They get paid to keep improving their products with sales of their products.
No they don't. They get paid for the current product/version the customer purchases. They are not being paid to keep improving their products.
Yes, the revenue can be used to do updates but that is at their discretion. Yes, we all demonstrate a bit of faith that whoever we purchase from will continue development.
I have included the following as an example of something simple. When the part is set up by the wrapping gadget the distance around the shaft is used as one of the axis, I will use Y for this example. The y value of the workpiece is pi * 6 or 18.8495. Pocket or mortise would be drawn where? Yes, the centerline could be put at an ordinal point, but what does the user do when describing the width of the pocket? Key in the actual dimensions? But that would not be consistent with locating other features rotated around the circumference, those would need to be trigged out (or use the cad program to find them more easily). And that is just for centerlines, other features just get worse. All very inconsistent, all very messy, all leading to gross errors.
As others have pointed out the current Vectric model does not support your idea. Sure, a simple mortise might work out fine, but then users have a nasty habit of moving on from there (just like your students). One band aid leads to another, resources are spent creating bandaids, not on robust solutions. Not a good model to operate a business on.
And IF we are actually paying for future development as you tend to believe then I think the money is best spent on robust solutions rather than quick, dirty and lowdown solutions to make a handful of users happy.
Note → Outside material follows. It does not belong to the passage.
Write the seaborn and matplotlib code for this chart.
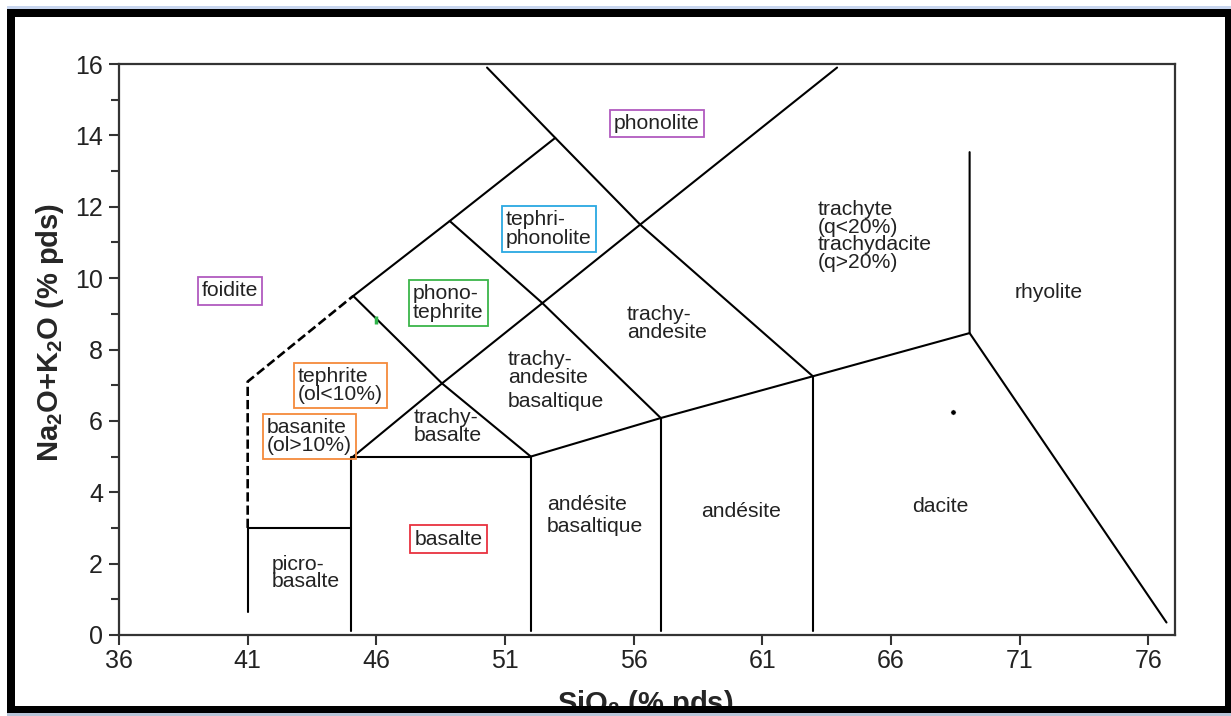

And all of this does not address the issue raised previously about getting an ROI for their developments efforts. It is easy for someone to say that if they write it, the users will make it pay off. Uh huh, I have first hand experience with that. . . .never happened. I would love to see Vectric come out with a great 4th axis piece of software.
Long gone are the DOS days when we slapped features on willy nilly. I go back to MS Basic Pro (which could be compiled) and using HALO drivers for graphics. Actually I go back to the TI 994A and the Commodore 64, but I did not write any commercial software on those machines.
When it comes to things like this I think along these lines:
"If I knew a few really good programmers who wanted to write this kind of software, would I hand them over thousands of dollars in the hopes that I would get a ROI on my investment?" Short answer: not only NO, but HECK NO!!!!
Right now, one thing I would really like to see before anything rotary is an impovement in the roughing algorithm. None of us like watching it cut air, none of us are enthralled with "rest machining".